_Short exercise_
Repeat, exactly and completely, the material that follows. Omit the pictures.

....

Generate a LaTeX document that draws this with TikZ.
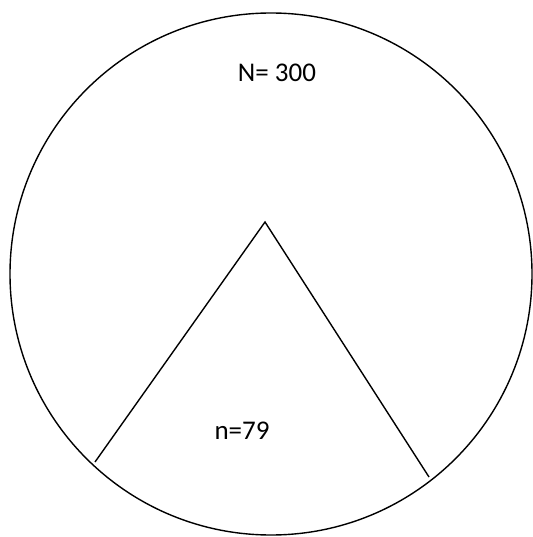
\documentclass[tikz,border=0pt]{standalone}
\usepackage{fontspec}
\setmainfont{Carlito}
\usetikzlibrary{positioning}
\tikzset{
  outline/.style ={draw=black, line width=1.4pt},
  wedge/.style   ={draw=black, line width=1.4pt},
  lbl/.style     ={font=\fontsize{27}{32}\selectfont, inner sep=0pt}
}
\begin{document}
\begin{tikzpicture}[x=1pt, y=-1pt]
\useasboundingbox (0,0) rectangle (532,537);
\draw[outline] (271,274) circle[radius=261];
\coordinate (apex)  at (265,222);
\coordinate (left)  at (95,462);
\coordinate (right) at (429,477);
\draw[wedge] (left) -- (apex) -- (right);
\node[lbl] (pop)    at (277,73)  {N= 300};
\node[lbl] (sample) at (242,431) {n=79};
\end{tikzpicture}
\end{document}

....

_Exercise result_
Generate a LaTeX document that draws this with TikZ.
\documentclass[tikz,border=0pt]{standalone}
\usepackage{fontspec}
\setmainfont{Carlito}
\usetikzlibrary{positioning}
\tikzset{
  outline/.style ={draw=black, line width=1.4pt},
  wedge/.style   ={draw=black, line width=1.4pt},
  lbl/.style     ={font=\fontsize{27}{32}\selectfont, inner sep=0pt}
}
\begin{document}
\begin{tikzpicture}[x=1pt, y=-1pt]
\useasboundingbox (0,0) rectangle (532,537);
\draw[outline] (271,274) circle[radius=261];
\coordinate (apex)  at (265,222);
\coordinate (left)  at (95,462);
\coordinate (right) at (429,477);
\draw[wedge] (left) -- (apex) -- (right);
\node[lbl] (pop)    at (277,73)  {N= 300};
\node[lbl] (sample) at (242,431) {n=79};
\end{tikzpicture}
\end{document}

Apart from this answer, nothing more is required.